Brexiteer and leader of the House of Commons Andrea Leadsom has said the legal default position is the UK leaving the bloc without a deal if Prime Minister Theresa May’s agreement is voted down in the House of Commons next month.

“Parliament can always of course express a view, but in order to avoid a no-deal Brexit, Parliament does need to vote for a deal,” Mrs Leadsom said in an interview with The Telegraph.

“The legal default position is that if there isn’t a deal then the UK leaves the EU in March 2019 without a deal,” she made clear, after a cross-party group of Remainer MPs tabled an amendment to the finance bill that would only allow a no-deal exit from the EU if MPs voted for it.

“The Government will have to, as a competent Government, continue to prepare for all eventualities,” she added in relation to the Government confirming this week it would ramp up no-deal preparations.

“That is Government policy.”

The House of Commons leader is said to favour the “managed no deal” option if May’s deal is rejected, where the UK would leave the EU with a transition period while making a number of individual, temporary deals in areas such as aviation and transport.

Last week, Mrs Leadsom hit back at suggestions by Remain-voting Cabinet minister Amber Rudd that there could be a “plausible argument” for a second referendum if May’s agreement, which could see Northern Ireland locked in regulatory alignment with the EU and threaten the Union, is voted down in January.

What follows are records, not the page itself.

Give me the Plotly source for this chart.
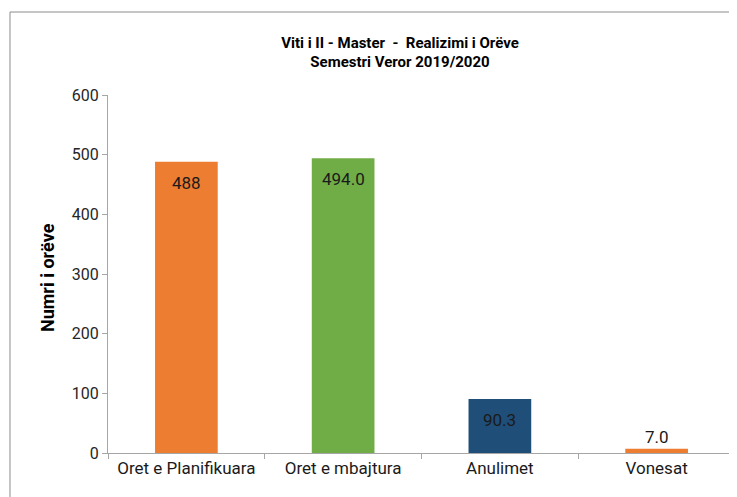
import plotly.graph_objects as go

categories = ["Oret e Planifikuara", "Oret e mbajtura", "Anulimet", "Vonesat"]
values = [488, 494.0, 90.3, 7.0]
value_labels = ["488", "494.0", "90.3", "7.0"]
bar_colors = ["#ED7D31", "#70AD47", "#1F4E79", "#ED7D31"]
label_inside = [True, True, True, False]
y_ticks = [0, 100, 200, 300, 400, 500, 600]

FONT = "Roboto, Liberation Sans, sans-serif"

fig = go.Figure()
fig.add_trace(go.Bar(
    x=categories, y=values,
    marker=dict(color=bar_colors, line=dict(width=0)),
    width=0.4, hoverinfo="skip",
))

for c, v, t, ins in zip(categories, values, value_labels, label_inside):
    fig.add_annotation(
        x=c, y=v, text=t, showarrow=False, xref="x", yref="y",
        yanchor="middle", yshift=-21 if ins else 12,
        font=dict(family=FONT, size=17, color="#1a1a1a"),
    )

# y axis title
fig.add_annotation(
    text="<b>Numri i orëve</b>", xref="paper", yref="paper",
    x=-0.0973, y=0.4916, xanchor="center", yanchor="middle",
    textangle=-90, showarrow=False,
    font=dict(family=FONT, size=18, color="#000000"),
)

# chart frame
fig.add_shape(type="rect", xref="paper", yref="paper",
              x0=-0.1563, x1=1.1, y0=-0.3, y1=1.2318,
              line=dict(color="#8c8c8c", width=1), fillcolor="rgba(0,0,0,0)", layer="below")

fig.update_layout(
    width=729, height=489,
    margin=dict(l=100, r=2, t=87, b=44),
    paper_bgcolor="white", plot_bgcolor="white",
    showlegend=False,
    font=dict(family=FONT, size=16, color="#262626"),
    title=dict(
        text="<b>Viti i II - Master\u00a0 -\u00a0 Realizimi i Orëve<br>Semestri Veror 2019/2020</b>",
        xref="paper", x=0.4657, xanchor="center",
        yref="container", y=1 - 39.5 / 489, yanchor="middle",
        font=dict(family=FONT, size=15, color="#000000"),
    ),
    xaxis=dict(
        showline=True, linecolor="#a6a6a6", linewidth=1,
        ticks="outside", tickson="boundaries", ticklen=5, tickcolor="#a6a6a6",
        showgrid=False, tickfont=dict(size=17, color="#1a1a1a"),
        range=[-0.5, 3.5],
    ),
    yaxis=dict(
        range=[0, 600], tickvals=y_ticks, showline=True, linecolor="#a6a6a6",
        linewidth=1, ticks="outside", ticklen=5, tickcolor="#a6a6a6",
        showgrid=False, zeroline=False, tickfont=dict(size=16, color="#262626"),
    ),
    bargap=0.6,
)

fig.write_html("out.html")
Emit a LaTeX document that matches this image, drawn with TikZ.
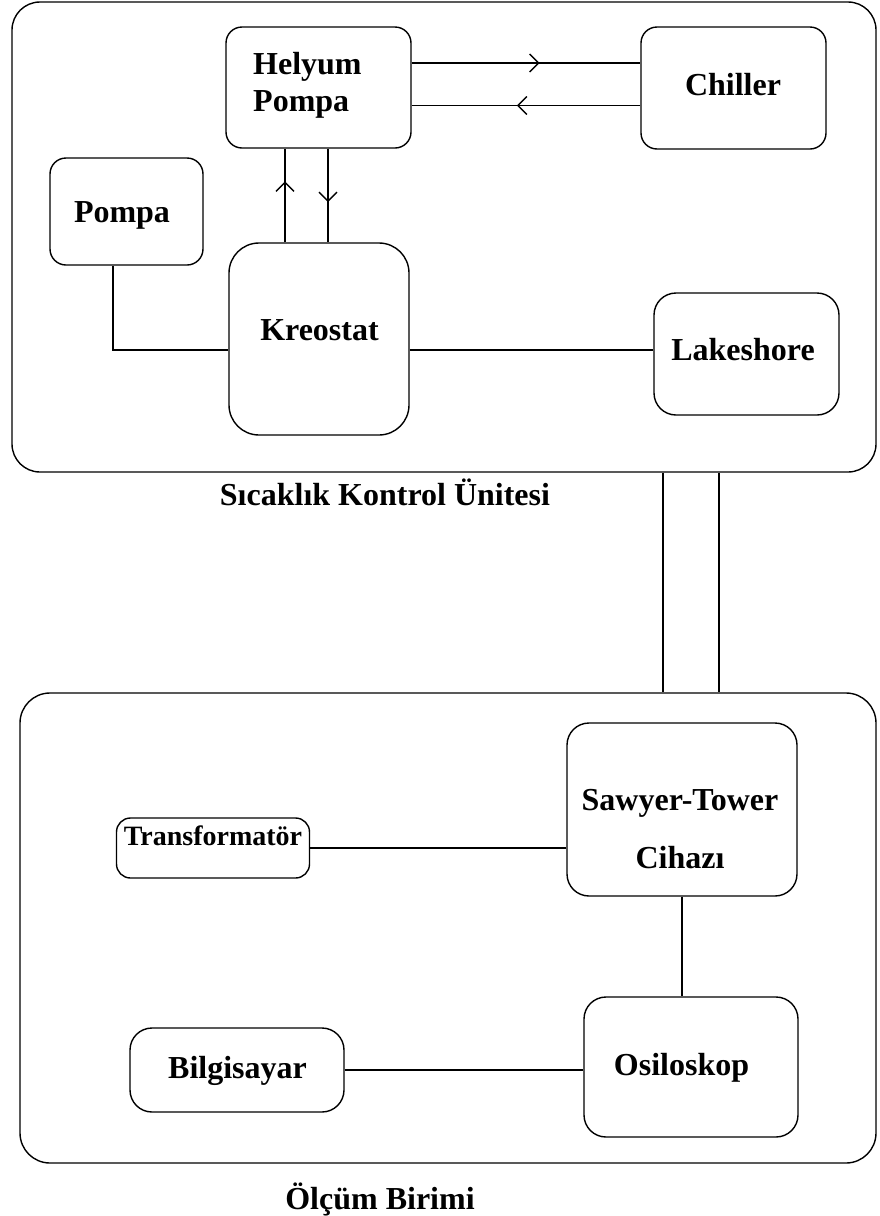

“Failing to deliver on the referendum, or suggesting that people rethink it and try again, would be unforgivable,” Leadsom told The Telegraph.

“Not only for the fact that it ignores the clear result of the biggest democratic exercise ever, but also because of what would be the potential knock-on effect,” she said, adding it would “totally undermine people’s faith in our politics and our democracy” and result in loss of support for the Conservative Party.

Senior business leader John Longworth has said that the UK will prosper if it leaves the EU with no deal and trades on World Trade Organization (WTO) rules, with European governments and even the EU’s executive arm already planning for the UK to make a clean break.

Other mechanisms are in place to minimise trade disruption after the UK signed up to continued membership of the Common Transit Convention (CTC), which reduces disruption when hauliers are travelling through multiple countries.

The UK could also trigger Article 24 of the WTO’s rules, which allows for the negotiation of free trade agreements between Brussels and Brexit Britain with zero tariffs for up to ten years.